Viagens ao reino de Clio


O cardeal D. Henrique sucedeu ao rei D. Sebastião no trono de Portugal. Com a certeza da morte deste, e na falta de sucessor direto, D. Henrique foi aclamado rei de Portugal sem pompa, na igreja do Hospital de Todos-os-Santos, em Lisboa. Esta solução serviria para resolver, mesmo que temporariamente, a sucessão da coroa. Contudo foi uma solução provisória pois, para além de já ter 66 anos, o cardeal não casou e, por esse motivo, não pode ter herdeiros.
Assim que tomou posse, o novo rei tentou resolver o resgate dos cativos em Marrocos, constituído por grande parte da alta nobreza portuguesa O rei precisaria de grandes somas de dinheiro para resgatar os cativos, pressionado por uma revolta das várias ordens sociais (clero, nobreza e povo).
Por outro lado, o rei Filipe II, de Espanha, ganhava cada vez mais influência na sociedade portuguesa, especialmente com o serviço prestado por Cristóvão de Moura, fidalgo português ao serviço do trono espanhol, que tinha influência no Conselho de Estado e prometia auxílio à nobreza e clero portugueses. Estas promessas eram bem-vindas pois a nobreza estava empobrecida pelo esforço de guerra feito no norte de África e o reino desorganizado por não ter uma autoridade central forte.
D. Henrique tentou manter a imparcialidade quanto à pretensão ao trono. Mandou publicar um édito, com um prazo, para que se apresentassem os pretendentes, com direito claro e firme, à sucessão de D. Sebastião. Deste édito resultaram três candidatos finais: Filipe II de Espanha (varão, neto de D. Manuel mas por via feminina), D. Catarina de Bragança (fêmea, neta de D. Manuel mas por via masculina) e D. António, Prior do Crato (varão, neto de D. Manuel por via masculina mas bastardo). Este último é o candidato favorito do povo.
O próprio D. Henrique não abdicava do direito à sucessão. Pediu ao papa a dispensa dos votos eclesiásticos para poder casar e ter descendentes mas, não sabendo o que iria suceder, designou quinze fidalgos, para escolher cinco, os quais, à data da sua morte se não tivesse herdeiros, governariam o reino. Nestas circunstâncias, o seu sucessor seria nomeado por um tribunal de onze letrados.

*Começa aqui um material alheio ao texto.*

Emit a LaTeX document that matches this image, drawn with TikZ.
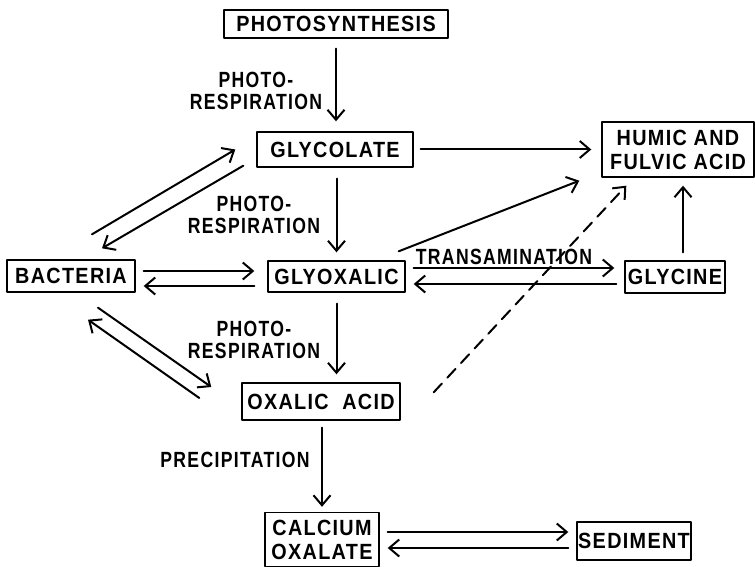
\documentclass[tikz,border=0pt]{standalone}
\usepackage{fontspec}
\setmainfont{Liberation Sans}
\newfontfamily\boxfont{Liberation Sans}[FakeStretch=0.9,LetterSpace=6]
\newfontfamily\lblfont{Liberation Sans}[FakeStretch=0.8,LetterSpace=6]
\usetikzlibrary{arrows.meta}
\usetikzlibrary{positioning}
\usetikzlibrary{calc}

\begin{document}
\begin{tikzpicture}[x=1pt,y=-1pt,line cap=round,line join=round,
  >={Straight Barb[length=10pt,width=17pt,line width=2pt]},
  box/.style={draw,line width=1.4pt,inner sep=0pt,align=center,
    font=\boxfont\fontsize{22}{24}\selectfont\bfseries},
  lbl/.style={align=center,inner sep=0pt,font=\lblfont\fontsize{22}{22}\selectfont\bfseries},
  flow/.style={->,line width=2pt}]
\useasboundingbox (0,0) rectangle (755,567);
\node[box,minimum width=224,minimum height=28] (photo) at (336,24) {PHOTOSYNTHESIS};
\node[box,minimum width=156,minimum height=35] (glycolate) at (335,149.5) {GLYCOLATE};
\node[box,minimum width=152,minimum height=55] (humic) at (678,149.5) {HUMIC AND\\FULVIC ACID};
\node[box,minimum width=128,minimum height=32] (bacteria) at (71,276) {BACTERIA};
\node[box,minimum width=137,minimum height=31] (glyoxalic) at (336.5,276.5) {GLYOXALIC};
\node[box,minimum width=100,minimum height=32] (glycine) at (675,277) {GLYCINE};
\node[box,minimum width=158,minimum height=37] (oxalic) at (321,401.5) {OXALIC\ \ ACID};
\node[box,minimum width=114,minimum height=54] (calcium) at (322,539.5) {CALCIUM\\OXALATE};
\node[box,minimum width=114,minimum height=38] (sediment) at (634,541) {SEDIMENT};
\node[lbl] (pr1) at (256,91) {PHOTO-\\RESPIRATION};
\node[lbl] (pr2) at (254,215) {PHOTO-\\RESPIRATION};
\node[lbl] (pr3) at (254,340) {PHOTO-\\RESPIRATION};
\node[lbl] (precip) at (235,460) {PRECIPITATION};
\node[lbl] (trans) at (504,257) {TRANSAMINATION};
\draw[flow] ($(photo.south)+(0,10)$) -- ($(photo.south |- glycolate.north)+(0,-10)$);
\draw[flow] ($(glyoxalic.north |- glycolate.south)+(0,11)$) -- ($(glyoxalic.north)+(0,-8)$);
\draw[flow] ($(glyoxalic.south)+(0,11)$) -- ($(glyoxalic.south |- oxalic.north)+(0,-8)$);
\draw[flow] ($(oxalic.south)+(1,7)$) -- ($(calcium.north)+(0,-5)$);
\draw[flow] ($(glycolate.east)+(7,0)$) -- ($(humic.west |- glycolate.east)+(-10,0)$);
\draw[flow] ($(glyoxalic.north east)+(-7,-9)$) -- ($(humic.south west)+(-22,3)$);
\draw[flow,dash pattern=on 12pt off 8pt] ($(oxalic.north east)+(33,10)$) -- ($(humic.south west)+(25,8)$);
\draw[flow] ($(glycine.north)+(8,-8)$) -- ($(humic.south)+(5,8)$);
\draw[flow] ($(glyoxalic.east)+(8,-8.5)$) -- ($(glycine.west)+(-10,-9)$);
\draw[flow] ($(glycine.west)+(-8,7)$) -- ($(glyoxalic.east)+(8,7.5)$);
\draw[flow] ($(bacteria.east)+(8,-5)$) -- ($(glyoxalic.west)+(-13,-5.5)$);
\draw[flow] ($(glyoxalic.west)+(-13,9.5)$) -- ($(bacteria.east)+(8,10)$);
\draw[flow] ($(bacteria.north)+(21,-25)$) -- ($(glycolate.west)+(-21,0)$);
\draw[flow] ($(glycolate.south west)+(-13,-2)$) -- ($(bacteria.north)+(31,-11)$);
\draw[flow] ($(bacteria.south)+(27,15)$) -- ($(oxalic.west)+(-30,-14.5)$);
\draw[flow] ($(oxalic.west)+(-42,-3.5)$) -- ($(bacteria.south)+(17,27)$);
\draw[flow] ($(calcium.east)+(8,-7.5)$) -- ($(sediment.west)+(-8,-9)$);
\draw[flow] ($(sediment.west)+(-8,7)$) -- ($(calcium.east)+(8,8.5)$);
\end{tikzpicture}
\end{document}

No dia 23 de novembro de 1579, D. Henrique, por carta régia, retirou a nacionalidade portuguesa a D. António, Prior do Crato. Além disso, confiscou-lhe os bens e expulsou-o de Portugal. Contudo, esta medida, vista como má vontade e resultante de inimizades pessoais, rendeu-lhe impopularidade junto do povo, partidário de D. António.
Para resolver de vez a questão da sucessão, no dia 11 de janeiro de 1580 reúnem-se cortes em Almeirim. Desde logo surgem algumas questões: quem nomeia o sucessor de D. Sebastião? O cardeal-rei ou o povo?
No dia 15, o bispo de Leiria comunicou à assembleia do clero e da nobreza que el-rei quer fazer um acordo com Filipe II de Espanha. A assembleia concorda. No entanto, os representantes do povo não veem essa ideia com bons olhos. Para estes, o rei deveria designar um príncipe português como herdeiro do trono mas D. Henrique considera que se tratava de uma forma encapotada de D. António, Prior do Crato tomar o poder e recusou a proposta.
Quinze dias depois, morreu o cardeal D. Henrique sem estar resolvida a questão da sucessão. Como tinha resolvido, deixou nomeados cinco governadores do reino: D. Jorge de Almeida, D. João Telo, D. Francisco de Sá Meneses, D. Diogo Lopes de Sousa e D. João de Mascarenhas. Dos cinco, apenas um é contrário à nomeação do rei espanhol. Em conjugação com esta pretensão, o clero e algumas franjas da sociedade, como professores universitários e homens de leis, defendem a coroação de Filipe II. A perda da independência ganhava assim importantes adeptos.
Nota: Foi durante o reinado do cardeal-rei que, a 11 de junho de 1580, morreu, na miséria, Luís de Camões. O autor de Os Lusíadas morreu num hospital de Lisboa e foi sepultado numa cova aberta ao lado da Igreja de Santana. Abandonado por todos, vivia de uma tença anual de 15 mil reis, o que equivalia apenas ao que era hábito dar a um soldado, embora a sua obra começasse já a ser admirada por muitos.